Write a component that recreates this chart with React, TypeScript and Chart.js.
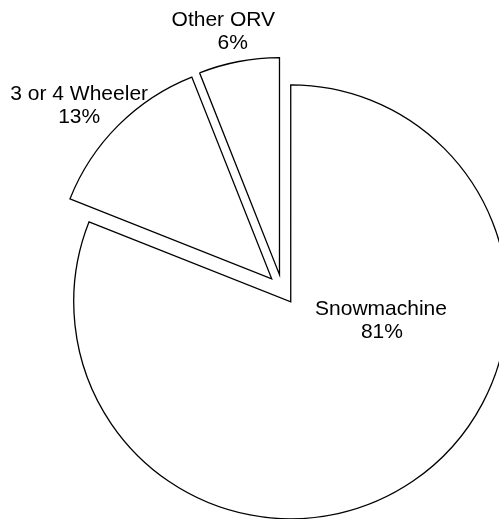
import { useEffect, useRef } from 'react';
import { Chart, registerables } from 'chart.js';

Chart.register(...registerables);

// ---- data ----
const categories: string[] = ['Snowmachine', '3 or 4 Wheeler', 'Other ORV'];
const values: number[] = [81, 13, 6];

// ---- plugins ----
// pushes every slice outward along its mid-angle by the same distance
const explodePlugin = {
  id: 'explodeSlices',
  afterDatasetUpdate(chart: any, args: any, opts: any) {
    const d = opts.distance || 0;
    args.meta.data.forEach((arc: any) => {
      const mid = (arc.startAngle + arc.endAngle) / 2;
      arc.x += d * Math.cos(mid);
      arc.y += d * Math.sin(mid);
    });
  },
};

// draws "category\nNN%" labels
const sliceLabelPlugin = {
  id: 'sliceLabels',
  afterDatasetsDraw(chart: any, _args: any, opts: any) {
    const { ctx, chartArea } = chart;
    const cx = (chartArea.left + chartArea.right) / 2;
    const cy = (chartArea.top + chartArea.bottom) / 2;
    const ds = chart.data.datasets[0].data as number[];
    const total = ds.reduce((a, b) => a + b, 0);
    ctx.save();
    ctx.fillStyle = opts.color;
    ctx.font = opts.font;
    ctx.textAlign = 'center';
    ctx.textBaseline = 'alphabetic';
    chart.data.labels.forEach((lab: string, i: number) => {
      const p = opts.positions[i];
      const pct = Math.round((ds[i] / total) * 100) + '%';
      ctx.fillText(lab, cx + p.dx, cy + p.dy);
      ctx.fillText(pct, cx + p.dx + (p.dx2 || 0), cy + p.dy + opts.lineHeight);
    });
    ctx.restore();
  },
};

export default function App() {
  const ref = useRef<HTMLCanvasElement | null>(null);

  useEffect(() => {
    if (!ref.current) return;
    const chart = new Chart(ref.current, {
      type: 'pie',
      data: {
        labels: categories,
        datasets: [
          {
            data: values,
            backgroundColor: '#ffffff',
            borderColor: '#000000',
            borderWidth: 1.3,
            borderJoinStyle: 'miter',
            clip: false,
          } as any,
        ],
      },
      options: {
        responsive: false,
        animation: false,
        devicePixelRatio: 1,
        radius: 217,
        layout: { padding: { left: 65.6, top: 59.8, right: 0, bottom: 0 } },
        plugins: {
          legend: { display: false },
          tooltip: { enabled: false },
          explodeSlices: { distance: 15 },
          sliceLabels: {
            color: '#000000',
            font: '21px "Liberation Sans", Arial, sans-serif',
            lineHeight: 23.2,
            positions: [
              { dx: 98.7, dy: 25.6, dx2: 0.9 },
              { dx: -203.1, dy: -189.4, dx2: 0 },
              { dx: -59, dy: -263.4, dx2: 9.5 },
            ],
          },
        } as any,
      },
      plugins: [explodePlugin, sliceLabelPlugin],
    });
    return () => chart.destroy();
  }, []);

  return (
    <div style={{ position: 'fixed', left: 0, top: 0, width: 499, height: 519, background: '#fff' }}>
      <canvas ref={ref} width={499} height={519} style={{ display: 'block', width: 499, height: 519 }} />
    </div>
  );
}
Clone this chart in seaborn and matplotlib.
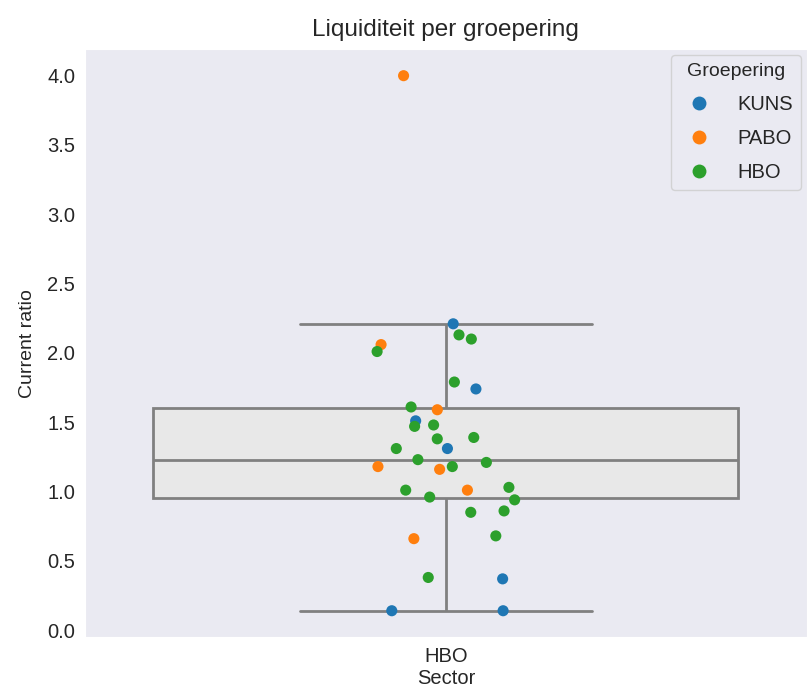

******

_Set problem_:
Write out every entry again word for word, without any of the pictures.

_Exercise response_:
Write a component that recreates this chart with React, TypeScript and Chart.js.
import { useEffect, useRef } from 'react';
import { Chart, registerables } from 'chart.js';

Chart.register(...registerables);

// ---- data ----
const categories: string[] = ['Snowmachine', '3 or 4 Wheeler', 'Other ORV'];
const values: number[] = [81, 13, 6];

// ---- plugins ----
// pushes every slice outward along its mid-angle by the same distance
const explodePlugin = {
  id: 'explodeSlices',
  afterDatasetUpdate(chart: any, args: any, opts: any) {
    const d = opts.distance || 0;
    args.meta.data.forEach((arc: any) => {
      const mid = (arc.startAngle + arc.endAngle) / 2;
      arc.x += d * Math.cos(mid);
      arc.y += d * Math.sin(mid);
    });
  },
};

// draws "category\nNN%" labels
const sliceLabelPlugin = {
  id: 'sliceLabels',
  afterDatasetsDraw(chart: any, _args: any, opts: any) {
    const { ctx, chartArea } = chart;
    const cx = (chartArea.left + chartArea.right) / 2;
    const cy = (chartArea.top + chartArea.bottom) / 2;
    const ds = chart.data.datasets[0].data as number[];
    const total = ds.reduce((a, b) => a + b, 0);
    ctx.save();
    ctx.fillStyle = opts.color;
    ctx.font = opts.font;
    ctx.textAlign = 'center';
    ctx.textBaseline = 'alphabetic';
    chart.data.labels.forEach((lab: string, i: number) => {
      const p = opts.positions[i];
      const pct = Math.round((ds[i] / total) * 100) + '%';
      ctx.fillText(lab, cx + p.dx, cy + p.dy);
      ctx.fillText(pct, cx + p.dx + (p.dx2 || 0), cy + p.dy + opts.lineHeight);
    });
    ctx.restore();
  },
};

export default function App() {
  const ref = useRef<HTMLCanvasElement | null>(null);

  useEffect(() => {
    if (!ref.current) return;
    const chart = new Chart(ref.current, {
      type: 'pie',
      data: {
        labels: categories,
        datasets: [
          {
            data: values,
            backgroundColor: '#ffffff',
            borderColor: '#000000',
            borderWidth: 1.3,
            borderJoinStyle: 'miter',
            clip: false,
          } as any,
        ],
      },
      options: {
        responsive: false,
        animation: false,
        devicePixelRatio: 1,
        radius: 217,
        layout: { padding: { left: 65.6, top: 59.8, right: 0, bottom: 0 } },
        plugins: {
          legend: { display: false },
          tooltip: { enabled: false },
          explodeSlices: { distance: 15 },
          sliceLabels: {
            color: '#000000',
            font: '21px "Liberation Sans", Arial, sans-serif',
            lineHeight: 23.2,
            positions: [
              { dx: 98.7, dy: 25.6, dx2: 0.9 },
              { dx: -203.1, dy: -189.4, dx2: 0 },
              { dx: -59, dy: -263.4, dx2: 9.5 },
            ],
          },
        } as any,
      },
      plugins: [explodePlugin, sliceLabelPlugin],
    });
    return () => chart.destroy();
  }, []);

  return (
    <div style={{ position: 'fixed', left: 0, top: 0, width: 499, height: 519, background: '#fff' }}>
      <canvas ref={ref} width={499} height={519} style={{ display: 'block', width: 499, height: 519 }} />
    </div>
  );
}
Clone this chart in seaborn and matplotlib.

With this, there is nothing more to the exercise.